To Kill a Mocking Bird. My parents didn’t appreciate being called by their first names, even if Scout and Jem called Atticus by his. I also tried the tire rolling thing. Since I was too big to fit inside a tire myself, I rolled my younger brother down the road in one.

Tom Sawyer. Sneaking out at night. I got my best friend to go along with that one. We met under a lit street lamp halfway between our two houses then went back home to bed (there’s not much for ten-year-olds to do at two a.m. in the suburbs).

Pippi Longstocking. I attempted to navigate the various rooms in our house by jumping from one piece of furniture to the next without touching the floor.

The Nancy Drew books. I read the entire series and spent the better part of third grade peeking in windows in an attempt to find mysteries in my neighborhood.

John Steinbeck novels. After reading The Grapes of Wrath, Cannery Row, and Tortilla Flat at the age of twelve, I tried wiping my backside with pages torn from the Sears Roebuck catalog (once) and spent an entire summer drinking juice out of a Mason jar.

How the Grinch Stole Christmas. I made a homemade reindeer horn out of a paper towel tube, fastened it to my dog’s head and then hitched my dog to a sled like the main character in the Dr. Seuss classic. I had no particular affinity for the Grinch. I just thought the whole dog-as-reindeer idea had a certain panache. The horn wouldn’t stay on, but the dog happily pulled my newspapers on the sled so I could deliver them in the snow.

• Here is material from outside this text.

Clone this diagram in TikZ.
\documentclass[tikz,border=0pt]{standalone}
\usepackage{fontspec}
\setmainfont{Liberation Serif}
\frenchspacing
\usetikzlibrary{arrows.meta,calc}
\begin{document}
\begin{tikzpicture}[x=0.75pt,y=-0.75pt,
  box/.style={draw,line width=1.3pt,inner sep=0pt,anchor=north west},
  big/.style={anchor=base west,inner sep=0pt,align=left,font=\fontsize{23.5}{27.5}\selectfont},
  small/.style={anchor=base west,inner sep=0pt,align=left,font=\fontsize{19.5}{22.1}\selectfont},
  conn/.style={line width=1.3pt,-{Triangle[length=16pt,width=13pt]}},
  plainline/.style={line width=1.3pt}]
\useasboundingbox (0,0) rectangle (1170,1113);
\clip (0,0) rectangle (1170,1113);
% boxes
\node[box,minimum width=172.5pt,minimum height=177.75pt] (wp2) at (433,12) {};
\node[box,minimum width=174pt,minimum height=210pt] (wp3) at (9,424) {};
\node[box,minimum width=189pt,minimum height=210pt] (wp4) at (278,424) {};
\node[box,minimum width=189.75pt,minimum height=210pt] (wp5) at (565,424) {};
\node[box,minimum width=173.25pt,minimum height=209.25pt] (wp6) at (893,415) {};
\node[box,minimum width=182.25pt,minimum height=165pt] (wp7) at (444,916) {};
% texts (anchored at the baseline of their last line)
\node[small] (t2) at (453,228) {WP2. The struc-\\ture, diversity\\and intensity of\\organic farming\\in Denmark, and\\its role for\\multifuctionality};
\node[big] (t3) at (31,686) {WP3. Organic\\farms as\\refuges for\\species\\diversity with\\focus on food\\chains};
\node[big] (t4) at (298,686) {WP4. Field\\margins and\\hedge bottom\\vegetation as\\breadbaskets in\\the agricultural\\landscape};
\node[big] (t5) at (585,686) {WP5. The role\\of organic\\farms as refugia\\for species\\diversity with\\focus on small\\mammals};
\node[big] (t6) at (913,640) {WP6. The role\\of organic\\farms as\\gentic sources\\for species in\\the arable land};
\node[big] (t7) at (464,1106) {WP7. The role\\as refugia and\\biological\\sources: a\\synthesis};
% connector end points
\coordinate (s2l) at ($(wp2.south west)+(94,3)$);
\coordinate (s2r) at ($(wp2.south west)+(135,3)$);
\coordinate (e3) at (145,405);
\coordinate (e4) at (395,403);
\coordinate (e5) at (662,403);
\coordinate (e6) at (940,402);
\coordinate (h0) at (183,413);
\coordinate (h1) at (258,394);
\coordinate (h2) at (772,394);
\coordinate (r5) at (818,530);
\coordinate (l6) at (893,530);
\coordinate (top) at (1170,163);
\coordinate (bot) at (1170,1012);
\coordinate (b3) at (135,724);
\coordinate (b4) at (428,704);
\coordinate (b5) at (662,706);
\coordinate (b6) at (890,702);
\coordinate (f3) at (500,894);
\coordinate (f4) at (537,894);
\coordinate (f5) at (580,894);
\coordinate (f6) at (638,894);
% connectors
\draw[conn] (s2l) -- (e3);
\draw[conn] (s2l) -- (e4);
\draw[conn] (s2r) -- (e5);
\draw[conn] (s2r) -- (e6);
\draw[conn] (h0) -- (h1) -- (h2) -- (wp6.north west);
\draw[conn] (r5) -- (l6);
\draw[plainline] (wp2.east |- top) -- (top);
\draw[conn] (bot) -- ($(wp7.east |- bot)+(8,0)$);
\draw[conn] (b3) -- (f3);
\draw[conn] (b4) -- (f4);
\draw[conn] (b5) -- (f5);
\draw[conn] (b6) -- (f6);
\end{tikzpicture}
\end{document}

From Russia With Love, Goldfinger. James Bond’s martinis sounded elegant and oh, so refreshing. Since I wasn’t old enough to go into a bar, I improvised my own out of my parents’ liquor cabinet (having no recipe, I just guessed at the proportions). Blecchh! Which led to:

Gone With the Wind. When Scarlett O’Hara wanted to hide her drinking, she gargled with cologne. I gave it a try and gained a new appreciation for Listerine.

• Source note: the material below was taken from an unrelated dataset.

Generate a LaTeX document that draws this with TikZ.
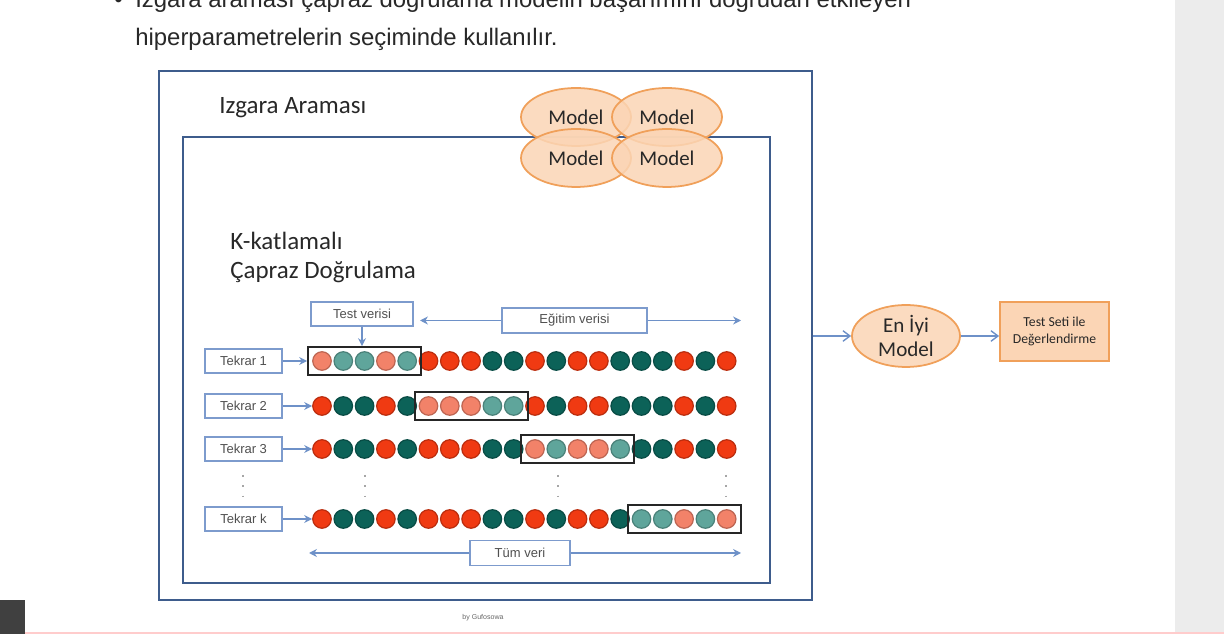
\documentclass[tikz,border=0pt]{standalone}
\usepackage{fontspec}
\setmainfont{Liberation Sans}
\newfontfamily\calibri{Carlito}
\usetikzlibrary{shapes.geometric,arrows.meta,positioning,fit,calc}

\definecolor{frameblue}{RGB}{62,92,140}
\definecolor{boxblue}{RGB}{125,155,205}
\definecolor{arrblue}{RGB}{110,145,200}
\definecolor{modelfill}{RGB}{251,213,181}
\definecolor{modelline}{RGB}{240,160,90}
\definecolor{darktext}{RGB}{40,40,40}
\definecolor{labgray}{RGB}{80,80,80}
\definecolor{cR}{RGB}{240,58,18}
\definecolor{cG}{RGB}{12,98,88}
\definecolor{cr}{RGB}{242,130,105}
\definecolor{cg}{RGB}{95,165,155}
\definecolor{stripgray}{RGB}{236,236,236}

\begin{document}
\begin{tikzpicture}[x=0.02cm, y=-0.02cm,
    frame/.style={draw=frameblue, line width=1.2pt, inner sep=0pt},
    tag/.style={draw=boxblue, line width=0.9pt, inner sep=0pt, text=labgray,
      font=\fontsize{7.4}{8}\selectfont},
    arr/.style={-{Stealth[length=4.5pt,width=4.5pt]}, draw=arrblue, line width=0.8pt},
    barb/.style={-{Straight Barb[length=4pt,width=6pt]}, draw=arrblue, line width=0.8pt},
    model/.style={ellipse, draw=modelline, line width=1pt, fill=modelfill,
      fill opacity=0.85, text opacity=1, minimum width=2.2cm, minimum height=1.16cm,
      inner sep=0pt, text=darktext, font=\calibri\fontsize{11.9}{13}\selectfont},
    bead/.style={circle, minimum size=0.37cm, inner sep=0pt, line width=0.7pt},
    hl/.style={draw=black!85, line width=1.1pt, inner sep=2.3pt},
    heading/.style={text=darktext, inner sep=0pt, font=\calibri\fontsize{14.2}{16.4}\selectfont},
    slide/.style={anchor=base west, inner sep=0pt, text=darktext, font=\fontsize{13.6}{15}\selectfont},
]
\useasboundingbox (0,0) rectangle (1224,634);
\clip (0,0) rectangle (1224,634);

% page background
\fill[white] (0,0) rectangle (1224,634);
\fill[stripgray] (1175,0) rectangle (1224,634);
\fill[black!75] (0,600) rectangle (25,634);
\draw[red!20, line width=0.6pt] (25,633) -- (1224,633);

% slide text
\node[slide] (bul) at (114,8) {\textbullet};
\node[slide] (line1) at (135,8)
  {Izgara araması çapraz doğrulama modelin başarımını doğrudan etkileyen};
\node[slide] (line2) at (135,46)
  {hiperparametrelerin seçiminde kullanılır.};

% frames
\node[frame, minimum width=13.06cm, minimum height=10.58cm] (grid) at (485.5,335.5) {};
\node[frame, minimum width=11.74cm, minimum height=8.92cm] (cv) at (476.5,360) {};
\node[heading, anchor=west] (gtitle) at (219,108) {Izgara Araması};
\node[heading, anchor=west, align=left] (cvtitle) at (230,257.5) {K-katlamalı\\Çapraz Doğrulama};

% model ellipses
\node[model] (m1) at (576,117) {Model};
\node[model] (m2) at (667,117) {Model};
\node[model] (m3) at (576,158) {Model};
\node[model] (m4) at (667,158) {Model};

% folds
\foreach \r/\yy/\seq in {
    1/361/{r,g,g,r,g,R,R,R,G,G,R,G,R,R,G,G,G,R,G,R},
    2/406/{R,G,G,R,G,r,r,r,g,g,R,G,R,R,G,G,G,R,G,R},
    3/449/{R,G,G,R,G,R,R,R,G,G,r,g,r,r,g,G,G,R,G,R},
    k/519/{R,G,G,R,G,R,R,R,G,G,R,G,R,R,G,g,g,r,g,r}}{
  \foreach \c [count=\i] in \seq
    \node[bead, fill=c\c, draw=c\c!78!black] (c-\r-\i) at ({322+(\i-1)*21.3},\yy) {};
  \node[tag, minimum width=1.54cm, minimum height=0.48cm] (t\r) at (243.5,\yy) {Tekrar \r};
}
\node[hl, fit=(c-1-1)(c-1-5)] (h1) {};
\node[hl, fit=(c-2-6)(c-2-10)] (h2) {};
\node[hl, fit=(c-3-11)(c-3-15)] (h3) {};
\node[hl, fit=(c-k-16)(c-k-20)] (hk) {};

\draw[arr] (t1) -- (h1);
\draw[arr] (t2) -- (c-2-1);
\draw[arr] (t3) -- (c-3-1);
\draw[arr] (tk) -- (c-k-1);

% vertical dots
\foreach \xx in {243,365,558,726}
  \draw[black!35, line width=0.9pt, dash pattern=on 0.9pt off 5pt] (\xx,475) -- (\xx,502);

% data labels
\node[tag, minimum width=2.04cm, minimum height=0.48cm] (tv) at (362,314) {Test verisi};
\draw[arr] (tv.south) -- (tv.south |- h1.north);
\node[tag, minimum width=2.9cm, minimum height=0.5cm] (ev) at (574.5,320.5) {Eğitim verisi};
\coordinate (evl) at (420,320.5);
\coordinate (evr) at (741,320.5);
\draw[arr] (ev) -- (evl);
\draw[arr] (ev) -- (evr);
\node[tag, minimum width=2.0cm, minimum height=0.5cm] (all) at (520,553) {Tüm veri};
\coordinate (alll) at (309,553);
\coordinate (allr) at (741,553);
\draw[arr] (all) -- (alll);
\draw[arr] (all) -- (allr);

% best model and test
\node[model, minimum width=2.16cm, minimum height=1.24cm, align=center,
  font=\calibri\fontsize{12}{13.6}\selectfont] (best) at (906,336) {En İyi\\Model};
\node[draw=modelline, fill=modelfill, line width=1pt, minimum width=2.18cm, minimum height=1.18cm,
  align=center, text=darktext, font=\calibri\fontsize{7.8}{9.6}\selectfont] (eval) at (1054.5,331.5)
  {Test Seti ile\\Değerlendirme};
\draw[barb] (grid.east |- best.west) -- (best.west);
\draw[barb] (best.east) -- (best.east -| eval.west);

\node[text=black!60, font=\fontsize{4}{5}\selectfont] (credit) at (483,618) {by Gufosowa};
\end{tikzpicture}
\end{document}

Judy Blume’s adult novels and the erotic writings of Anais Nin. My mother about fainted when she found these under my bed. I was twelve at the time. She calmed down after a very awkward conversation in which I assured her I found the activities in the books hilarious and more than a little gross and had no intention of trying them out for myself (not to mention the fact that boys generally didn’t go out for girls who quoted Roald Dahl and considered the pogo stick an alternate form of transportation).

Several years ago I ran into one of my childhood friends. She said she thought I’d had an amazing imagination as a kid and wondered how I’d thought up some of the things we used to do. She also told me that her mom had considered me somewhat of a bad influence back in the day.

Blame it on the books.

My brother as Gentle Ben. When you can’t have a real bear, you make your own with the help of your uncle’s bearskin rug.
My brother as Gentle Ben. When you can’t have a real bear, you make your own with the help of your uncle’s bearskin rug.